## [Exercise]
The data below should be restated word for word, with every picture omitted.

◆ ◆ ◆ ◆ ◆ ◆ ◆

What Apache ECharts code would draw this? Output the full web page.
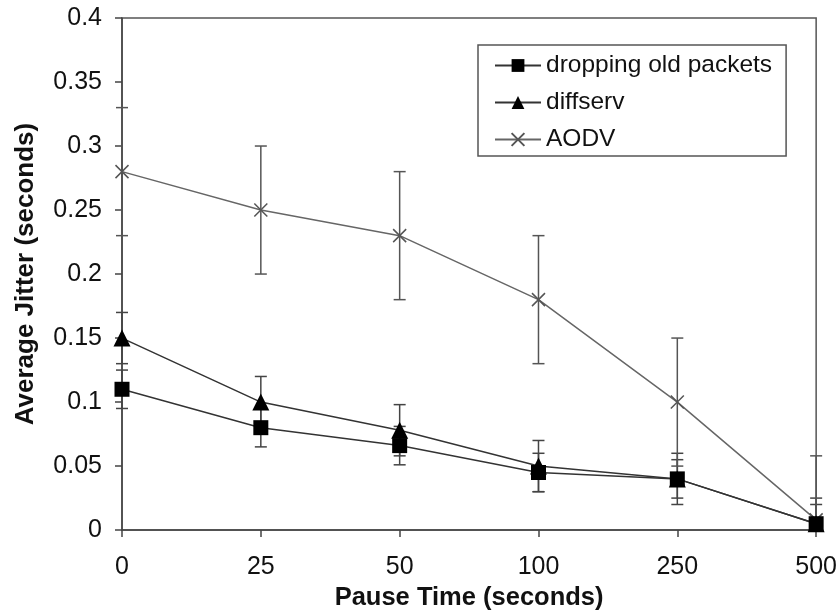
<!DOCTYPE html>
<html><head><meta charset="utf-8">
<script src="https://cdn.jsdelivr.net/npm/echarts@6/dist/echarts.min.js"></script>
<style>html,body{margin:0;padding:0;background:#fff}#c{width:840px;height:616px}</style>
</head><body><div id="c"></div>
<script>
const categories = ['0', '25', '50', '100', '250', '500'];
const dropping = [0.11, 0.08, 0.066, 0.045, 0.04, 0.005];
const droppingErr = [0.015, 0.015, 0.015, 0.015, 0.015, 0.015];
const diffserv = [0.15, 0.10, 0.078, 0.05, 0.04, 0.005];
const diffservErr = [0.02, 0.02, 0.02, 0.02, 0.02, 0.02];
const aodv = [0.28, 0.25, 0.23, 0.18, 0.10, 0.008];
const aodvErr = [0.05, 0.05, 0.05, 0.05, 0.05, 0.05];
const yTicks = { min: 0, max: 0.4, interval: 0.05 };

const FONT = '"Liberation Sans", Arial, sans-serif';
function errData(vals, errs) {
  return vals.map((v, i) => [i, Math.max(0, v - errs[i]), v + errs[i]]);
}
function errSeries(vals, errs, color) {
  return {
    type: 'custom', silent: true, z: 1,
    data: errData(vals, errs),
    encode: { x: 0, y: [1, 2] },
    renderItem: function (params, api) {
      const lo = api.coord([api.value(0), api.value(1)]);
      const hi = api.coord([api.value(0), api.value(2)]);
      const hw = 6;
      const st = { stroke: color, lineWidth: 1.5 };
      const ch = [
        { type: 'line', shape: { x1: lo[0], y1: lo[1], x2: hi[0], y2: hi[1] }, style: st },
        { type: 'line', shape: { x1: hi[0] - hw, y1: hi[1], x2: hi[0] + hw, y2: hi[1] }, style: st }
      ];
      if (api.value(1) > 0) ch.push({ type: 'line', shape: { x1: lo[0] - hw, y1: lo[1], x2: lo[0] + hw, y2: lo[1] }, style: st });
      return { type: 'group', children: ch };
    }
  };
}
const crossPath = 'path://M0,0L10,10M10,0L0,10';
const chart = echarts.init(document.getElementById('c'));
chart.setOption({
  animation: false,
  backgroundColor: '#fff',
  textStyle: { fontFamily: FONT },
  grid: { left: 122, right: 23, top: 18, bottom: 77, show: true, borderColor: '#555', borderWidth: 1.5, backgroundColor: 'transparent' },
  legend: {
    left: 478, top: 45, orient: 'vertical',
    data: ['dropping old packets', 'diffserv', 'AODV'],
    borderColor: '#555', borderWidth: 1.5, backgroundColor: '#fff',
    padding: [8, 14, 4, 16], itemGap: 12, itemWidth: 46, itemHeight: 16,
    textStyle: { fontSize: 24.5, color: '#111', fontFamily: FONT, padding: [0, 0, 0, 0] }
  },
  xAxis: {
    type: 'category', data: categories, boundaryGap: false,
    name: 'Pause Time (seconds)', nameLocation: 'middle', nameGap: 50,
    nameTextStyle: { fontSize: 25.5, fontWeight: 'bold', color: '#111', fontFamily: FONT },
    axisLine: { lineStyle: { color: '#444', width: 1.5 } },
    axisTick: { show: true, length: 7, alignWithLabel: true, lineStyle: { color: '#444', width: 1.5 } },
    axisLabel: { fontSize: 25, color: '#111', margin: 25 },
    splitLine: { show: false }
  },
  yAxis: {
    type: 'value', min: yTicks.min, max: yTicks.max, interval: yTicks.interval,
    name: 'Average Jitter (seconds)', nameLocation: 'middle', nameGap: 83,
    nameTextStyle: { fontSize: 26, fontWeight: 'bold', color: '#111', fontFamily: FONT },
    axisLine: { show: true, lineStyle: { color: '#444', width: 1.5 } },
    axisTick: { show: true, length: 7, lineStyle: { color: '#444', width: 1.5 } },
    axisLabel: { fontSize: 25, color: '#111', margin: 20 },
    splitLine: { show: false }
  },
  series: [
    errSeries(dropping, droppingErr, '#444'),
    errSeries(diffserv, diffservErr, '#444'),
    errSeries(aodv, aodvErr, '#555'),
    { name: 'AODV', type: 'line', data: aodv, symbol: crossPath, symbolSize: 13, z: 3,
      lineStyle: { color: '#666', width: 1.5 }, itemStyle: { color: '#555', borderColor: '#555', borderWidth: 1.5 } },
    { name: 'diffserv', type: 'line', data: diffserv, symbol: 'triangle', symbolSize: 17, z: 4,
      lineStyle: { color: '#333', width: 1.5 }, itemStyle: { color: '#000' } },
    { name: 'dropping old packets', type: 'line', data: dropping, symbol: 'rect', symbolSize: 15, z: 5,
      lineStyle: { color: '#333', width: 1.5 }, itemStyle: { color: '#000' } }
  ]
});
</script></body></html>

◆ ◆ ◆ ◆ ◆ ◆ ◆

## [In response]
What Apache ECharts code would draw this? Output the full web page.
<!DOCTYPE html>
<html><head><meta charset="utf-8">
<script src="https://cdn.jsdelivr.net/npm/echarts@6/dist/echarts.min.js"></script>
<style>html,body{margin:0;padding:0;background:#fff}#c{width:840px;height:616px}</style>
</head><body><div id="c"></div>
<script>
const categories = ['0', '25', '50', '100', '250', '500'];
const dropping = [0.11, 0.08, 0.066, 0.045, 0.04, 0.005];
const droppingErr = [0.015, 0.015, 0.015, 0.015, 0.015, 0.015];
const diffserv = [0.15, 0.10, 0.078, 0.05, 0.04, 0.005];
const diffservErr = [0.02, 0.02, 0.02, 0.02, 0.02, 0.02];
const aodv = [0.28, 0.25, 0.23, 0.18, 0.10, 0.008];
const aodvErr = [0.05, 0.05, 0.05, 0.05, 0.05, 0.05];
const yTicks = { min: 0, max: 0.4, interval: 0.05 };

const FONT = '"Liberation Sans", Arial, sans-serif';
function errData(vals, errs) {
  return vals.map((v, i) => [i, Math.max(0, v - errs[i]), v + errs[i]]);
}
function errSeries(vals, errs, color) {
  return {
    type: 'custom', silent: true, z: 1,
    data: errData(vals, errs),
    encode: { x: 0, y: [1, 2] },
    renderItem: function (params, api) {
      const lo = api.coord([api.value(0), api.value(1)]);
      const hi = api.coord([api.value(0), api.value(2)]);
      const hw = 6;
      const st = { stroke: color, lineWidth: 1.5 };
      const ch = [
        { type: 'line', shape: { x1: lo[0], y1: lo[1], x2: hi[0], y2: hi[1] }, style: st },
        { type: 'line', shape: { x1: hi[0] - hw, y1: hi[1], x2: hi[0] + hw, y2: hi[1] }, style: st }
      ];
      if (api.value(1) > 0) ch.push({ type: 'line', shape: { x1: lo[0] - hw, y1: lo[1], x2: lo[0] + hw, y2: lo[1] }, style: st });
      return { type: 'group', children: ch };
    }
  };
}
const crossPath = 'path://M0,0L10,10M10,0L0,10';
const chart = echarts.init(document.getElementById('c'));
chart.setOption({
  animation: false,
  backgroundColor: '#fff',
  textStyle: { fontFamily: FONT },
  grid: { left: 122, right: 23, top: 18, bottom: 77, show: true, borderColor: '#555', borderWidth: 1.5, backgroundColor: 'transparent' },
  legend: {
    left: 478, top: 45, orient: 'vertical',
    data: ['dropping old packets', 'diffserv', 'AODV'],
    borderColor: '#555', borderWidth: 1.5, backgroundColor: '#fff',
    padding: [8, 14, 4, 16], itemGap: 12, itemWidth: 46, itemHeight: 16,
    textStyle: { fontSize: 24.5, color: '#111', fontFamily: FONT, padding: [0, 0, 0, 0] }
  },
  xAxis: {
    type: 'category', data: categories, boundaryGap: false,
    name: 'Pause Time (seconds)', nameLocation: 'middle', nameGap: 50,
    nameTextStyle: { fontSize: 25.5, fontWeight: 'bold', color: '#111', fontFamily: FONT },
    axisLine: { lineStyle: { color: '#444', width: 1.5 } },
    axisTick: { show: true, length: 7, alignWithLabel: true, lineStyle: { color: '#444', width: 1.5 } },
    axisLabel: { fontSize: 25, color: '#111', margin: 25 },
    splitLine: { show: false }
  },
  yAxis: {
    type: 'value', min: yTicks.min, max: yTicks.max, interval: yTicks.interval,
    name: 'Average Jitter (seconds)', nameLocation: 'middle', nameGap: 83,
    nameTextStyle: { fontSize: 26, fontWeight: 'bold', color: '#111', fontFamily: FONT },
    axisLine: { show: true, lineStyle: { color: '#444', width: 1.5 } },
    axisTick: { show: true, length: 7, lineStyle: { color: '#444', width: 1.5 } },
    axisLabel: { fontSize: 25, color: '#111', margin: 20 },
    splitLine: { show: false }
  },
  series: [
    errSeries(dropping, droppingErr, '#444'),
    errSeries(diffserv, diffservErr, '#444'),
    errSeries(aodv, aodvErr, '#555'),
    { name: 'AODV', type: 'line', data: aodv, symbol: crossPath, symbolSize: 13, z: 3,
      lineStyle: { color: '#666', width: 1.5 }, itemStyle: { color: '#555', borderColor: '#555', borderWidth: 1.5 } },
    { name: 'diffserv', type: 'line', data: diffserv, symbol: 'triangle', symbolSize: 17, z: 4,
      lineStyle: { color: '#333', width: 1.5 }, itemStyle: { color: '#000' } },
    { name: 'dropping old packets', type: 'line', data: dropping, symbol: 'rect', symbolSize: 15, z: 5,
      lineStyle: { color: '#333', width: 1.5 }, itemStyle: { color: '#000' } }
  ]
});
</script></body></html>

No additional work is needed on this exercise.